======== DATA EXCERPT ========

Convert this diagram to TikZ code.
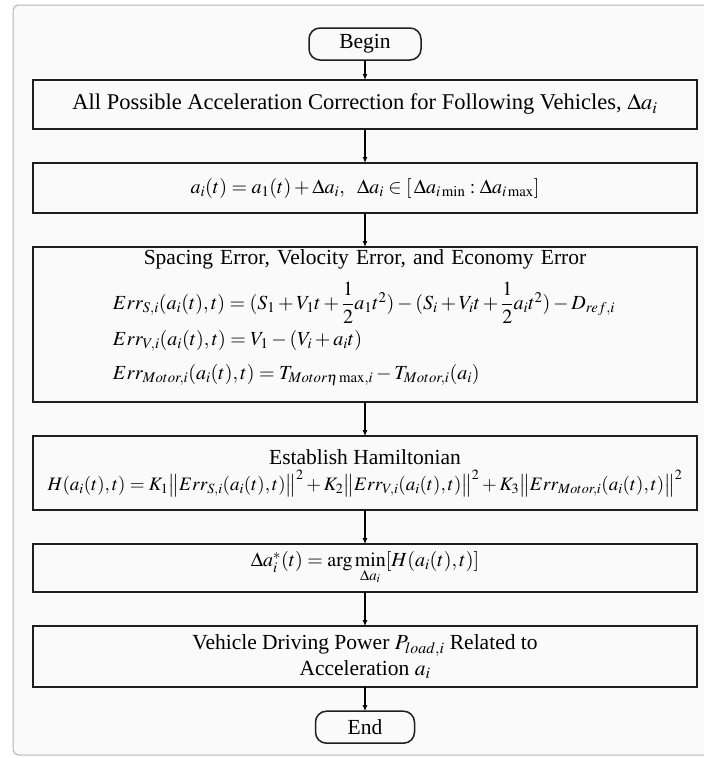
\documentclass[tikz,border=0pt]{standalone}
\usepackage{amsmath}
\usepackage{mathptmx}
\usepackage{fontspec}
\setmainfont{Liberation Serif}
\usetikzlibrary{positioning, arrows.meta}
\definecolor{framegray}{HTML}{B4B4B4}
\definecolor{paper}{HTML}{FAFAFA}
\definecolor{ink}{HTML}{1E1E1E}
\newcommand{\eqsize}{\fontsize{20}{24}\selectfont}
\tikzset{box node/.style={draw=ink, line width=1.8pt, outer sep=0pt, minimum width=664pt, text width=640pt, inner xsep=12pt, inner ysep=3pt, align=flush center},
	term node/.style={draw=ink, line width=1.5pt, outer sep=0pt, rounded corners=11pt, minimum height=32pt, inner sep=2pt},
	frame/.style={draw=framegray, line width=1pt, fill=paper, rounded corners=6pt},}

\begin{document}
\begin{tikzpicture}[-{Latex[length=6pt,width=5pt]}, line width=1.2pt, font=\fontsize{21.5}{26}\selectfont]
			% Frame
			\useasboundingbox (0,0) rectangle (704pt,-758pt);
			\draw[frame, -] (13pt,-5pt) rectangle (714pt,-755pt);
			% Steps
			\node[term node, minimum width=112pt] (begin) at (365pt,-44pt) {Begin};
			\node[box node, minimum height=49pt, font=\fontsize{22.5}{27}\selectfont] [below = 20pt of begin] (corr) {All Possible Acceleration Correction for Following Vehicles, $\Delta a_i$};
			\node[box node, minimum height=50pt, font=\eqsize] [below = 34pt of corr] (accel) {$a_i(t)=a_1(t)+\Delta a_i,\ \ \Delta a_i\in[\,\Delta a_{i\min}:\Delta a_{i\max}]$};
			\node[box node, minimum height=152pt, align=left] [below = 34pt of accel] (err) {\makebox[640pt]{Spacing Error, Velocity Error, and Economy Error}\\[12pt]
				{\eqsize\hspace*{68pt}$Err_{S,i}(a_i(t),t)=(S_1+V_1t+\dfrac{1}{2}a_1t^2)-(S_i+V_it+\dfrac{1}{2}a_it^2)-D_{ref,i}$}\\[6pt]
				{\eqsize\hspace*{68pt}$Err_{V,i}(a_i(t),t)=V_1-(V_i+a_it)$}\\[8pt]
				{\eqsize\hspace*{68pt}$Err_{Motor,i}(a_i(t),t)=T_{Motor\eta\max,i}-T_{Motor,i}(a_i)$}\\[-6pt]
				\mbox{}};
			\node[box node, minimum height=74pt] [below = 34pt of err] (ham) {Establish Hamiltonian\\
				\makebox[640pt]{\fontsize{19}{23}\selectfont$H(a_i(t),t)=K_1\big\|Err_{S,i}(a_i(t),t)\big\|^2+K_2\big\|Err_{V,i}(a_i(t),t)\big\|^2+K_3\big\|Err_{Motor,i}(a_i(t),t)\big\|^2$}};
			\node[box node, minimum height=48pt, font=\eqsize] [below = 34pt of ham] (opt) {$\Delta a_i^*(t)=\arg\min\limits_{\Delta a_i}[H(a_i(t),t)]$};
			\node[box node, minimum height=61pt] [below = 34pt of opt] (power) {Vehicle Driving Power $P_{load,i}$ Related to\\Acceleration $a_i$};
			\node[term node, minimum width=99pt] [below = 24pt of power] (end) {End};
			% Arrows
			\path
			(begin) edge (corr)
			(corr) edge (accel)
			(accel) edge (err)
			(err) edge (ham)
			(ham) edge (opt)
			(opt) edge (power)
			(power) edge (end);
		\end{tikzpicture}
\end{document}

========

Return each line from the material above exactly, but not the pictures.

Convert this diagram to TikZ code.
\documentclass[tikz,border=0pt]{standalone}
\usepackage{amsmath}
\usepackage{mathptmx}
\usepackage{fontspec}
\setmainfont{Liberation Serif}
\usetikzlibrary{positioning, arrows.meta}
\definecolor{framegray}{HTML}{B4B4B4}
\definecolor{paper}{HTML}{FAFAFA}
\definecolor{ink}{HTML}{1E1E1E}
\newcommand{\eqsize}{\fontsize{20}{24}\selectfont}
\tikzset{box node/.style={draw=ink, line width=1.8pt, outer sep=0pt, minimum width=664pt, text width=640pt, inner xsep=12pt, inner ysep=3pt, align=flush center},
	term node/.style={draw=ink, line width=1.5pt, outer sep=0pt, rounded corners=11pt, minimum height=32pt, inner sep=2pt},
	frame/.style={draw=framegray, line width=1pt, fill=paper, rounded corners=6pt},}

\begin{document}
\begin{tikzpicture}[-{Latex[length=6pt,width=5pt]}, line width=1.2pt, font=\fontsize{21.5}{26}\selectfont]
			% Frame
			\useasboundingbox (0,0) rectangle (704pt,-758pt);
			\draw[frame, -] (13pt,-5pt) rectangle (714pt,-755pt);
			% Steps
			\node[term node, minimum width=112pt] (begin) at (365pt,-44pt) {Begin};
			\node[box node, minimum height=49pt, font=\fontsize{22.5}{27}\selectfont] [below = 20pt of begin] (corr) {All Possible Acceleration Correction for Following Vehicles, $\Delta a_i$};
			\node[box node, minimum height=50pt, font=\eqsize] [below = 34pt of corr] (accel) {$a_i(t)=a_1(t)+\Delta a_i,\ \ \Delta a_i\in[\,\Delta a_{i\min}:\Delta a_{i\max}]$};
			\node[box node, minimum height=152pt, align=left] [below = 34pt of accel] (err) {\makebox[640pt]{Spacing Error, Velocity Error, and Economy Error}\\[12pt]
				{\eqsize\hspace*{68pt}$Err_{S,i}(a_i(t),t)=(S_1+V_1t+\dfrac{1}{2}a_1t^2)-(S_i+V_it+\dfrac{1}{2}a_it^2)-D_{ref,i}$}\\[6pt]
				{\eqsize\hspace*{68pt}$Err_{V,i}(a_i(t),t)=V_1-(V_i+a_it)$}\\[8pt]
				{\eqsize\hspace*{68pt}$Err_{Motor,i}(a_i(t),t)=T_{Motor\eta\max,i}-T_{Motor,i}(a_i)$}\\[-6pt]
				\mbox{}};
			\node[box node, minimum height=74pt] [below = 34pt of err] (ham) {Establish Hamiltonian\\
				\makebox[640pt]{\fontsize{19}{23}\selectfont$H(a_i(t),t)=K_1\big\|Err_{S,i}(a_i(t),t)\big\|^2+K_2\big\|Err_{V,i}(a_i(t),t)\big\|^2+K_3\big\|Err_{Motor,i}(a_i(t),t)\big\|^2$}};
			\node[box node, minimum height=48pt, font=\eqsize] [below = 34pt of ham] (opt) {$\Delta a_i^*(t)=\arg\min\limits_{\Delta a_i}[H(a_i(t),t)]$};
			\node[box node, minimum height=61pt] [below = 34pt of opt] (power) {Vehicle Driving Power $P_{load,i}$ Related to\\Acceleration $a_i$};
			\node[term node, minimum width=99pt] [below = 24pt of power] (end) {End};
			% Arrows
			\path
			(begin) edge (corr)
			(corr) edge (accel)
			(accel) edge (err)
			(err) edge (ham)
			(ham) edge (opt)
			(opt) edge (power)
			(power) edge (end);
		\end{tikzpicture}
\end{document}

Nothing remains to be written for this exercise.